Son escasas las incursiones de Ian McKellen en la pantalla. Su mundo, su casa, es el teatro y sólo escapa de él cuando intuye que puede aportar al cine algo de lo que hace de él un principe de la escena. Y algo de eso hay bajo su decisión de dar cuerpo al dolorido tramo final de la vida de su compatriota James Whale, el legendario director, en los primeros años treinta, de Frankenstein y La novia de Frankenstein, filmes de los que resurgió del olvido milenario (en la portentosa máscara creada por el gran Boris Karloff, otro británico emigrado a Hollywood) el mito del Prometeo moderno que dio vida la tambien británica Mary Shelley en la primera mitad del siglo pasado.Convertir a James Whale en personaje de ficción "era un desafío muy atractivo para un actor británico", dice Ian McKellen. "Whale era un inglés que en Hollywood estuvo rodeado de gente americana, circunstancia que se repetía en mi caso, con el añadido de que Whale también era homosexual y había nacido en la misma zona de Inglaterra que yo. Y que, como yo, procedía del teatro e hizo la mayor parte de su carrera en los escenarios de Londres, antes de que le tentase dirigir películas y acabase yéndose a Hollywood. "Percibí", añade el actor, "que fue una persona a la que podía entender y con la que no me sería dificil identificarme, por lo que no dudé en aceptar reconstruir su figura y su vida, cuando comprobé que el guión estaba muy bien escrito".
Soledad devastadora
Se trata, efectivamente, de una película de gran vuelo, escrita con rigor y brillantez por su excelente director, Bill Condon, que ha elegido el último año de la vida de Whale, 1957, como escenario temporal de su relato, lo que le permite emprender una minuciosa y elegante reconstrucción de la devastadora soledad en que estaba sumergido el gran cineasta cuando decidió quitarse la vida en la piscina de su mansión californiana. Whale se vio apartado de las nóminas de la gran producción por el aparato censorial hollywoodense, tras los éxitos de El hombre invisible y Magnolia, y su orgullo profesional le hizo negarse a realizar películas de relleno. Pero bajo este orgullo había otra causa de más turbio calado, que hirió hondamente a Whale: el sordo rechazo que, por su condición homosexual, percibía en forma de cerco a su alrededor.McKellen expresa, con asombrosa sutileza y en vertiginosa, y sin embargo transparente, sucesión de matices, el fondo herido de la, ciertamente muy compleja, personalidad de Whale, que se vio arrastrado a las cunetas de una industria a la que inundó con ríos de oro por su rechazo a convertir en clandestina su vida sexual, como fueron forzados a hacer sus compatriotas Cary Grant y Charles Laughton, entre otros artistas esenciales del Hollywood clásico, víctimas de una vasta e hipócrita redada puritana, como Albert Dekker, que un día se colgó vestido de mujer, Ramón Novarro, que murió apaleado en una acera de la compra de amor oscuro de Chicago, y Montgomery Clift, que vio jalonada su infortunada vida por brutales vejaciones.

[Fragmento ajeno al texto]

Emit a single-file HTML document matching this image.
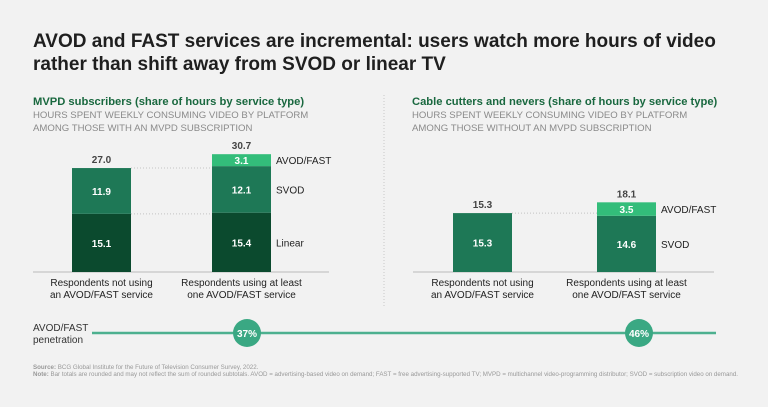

La prodigiosa capacidad de McKellen para desatar en un instante casi imperceptible los nudos de confluencia entre los espacios y los tiempos por donde se desarrolla la trama agónica de la composición de su James Whale en Dioses y monstruos, causa asombro por su velocidad y precisión, sólo posible en un hombre de escena que ha incorporado al instinto los alambicados cálculos mentales que requiere la busca de perfección en su trabajo. Con economía máxima, casi desde la quietud, McKellen llena de vivísima dinamicidad la imagen. Y desde ésta hay veces que se le ve físicamente pensar y se contempla la secreta interioridad de sus emociones.
Dioses y monstruos es una refinada representación de la agonía mental, moral y física de un hombre, un homosexual anciano herido y abandonado, construida no a la violenta manera expresionista con que el abrupto viejo suicida Martin Landau recrea en Ed Wood (con formidables brochazos, o hachazos, de genio de otra estirpe) el atroz final de la vida de Drácula Bela Lugosi, sino algo muy distinto, casi literalmente opuesto, que rompe la fácil tentación de emparentar ambas películas, en la que muchos caerán por inercia o por mimetismo argumental mecanico. En Dioses y monstruos Ian McKellen impone la ley de su estilo, destierra el hachazo exacto de Landau y borda, de manera próxima a su maestro John Gielgud en Providence, un delicadísmo tejido de pinceladas invisibles. Son transparencias que parecen escapadas de un retrato de Turner e incorporadas al rostro cansado de McKellen, atravesado por una casi susurrada amargura sonriente y atestado de signos de expresión pudorosos, en viva sombra de la máscara de la Criatura que compuso Boris Karloff bajo su mirada. Algo íntimo heredado de esa Criatura queda flotando alrededor de la presencia del James Whale de Ian McKellen.
La película está redondeada por un reparto sensacional, solventísimo, que inevitablemente tiene condición coral respecto de McKellen. Pero un joven actor, Brendan Fraser, que interpreta al jardinero que enamoró por última vez a Whale, y Lynn Redgrave, que encarna a su criada húngara Hanna, alcanzan a dar memorables réplicas de tú a tú al maestro.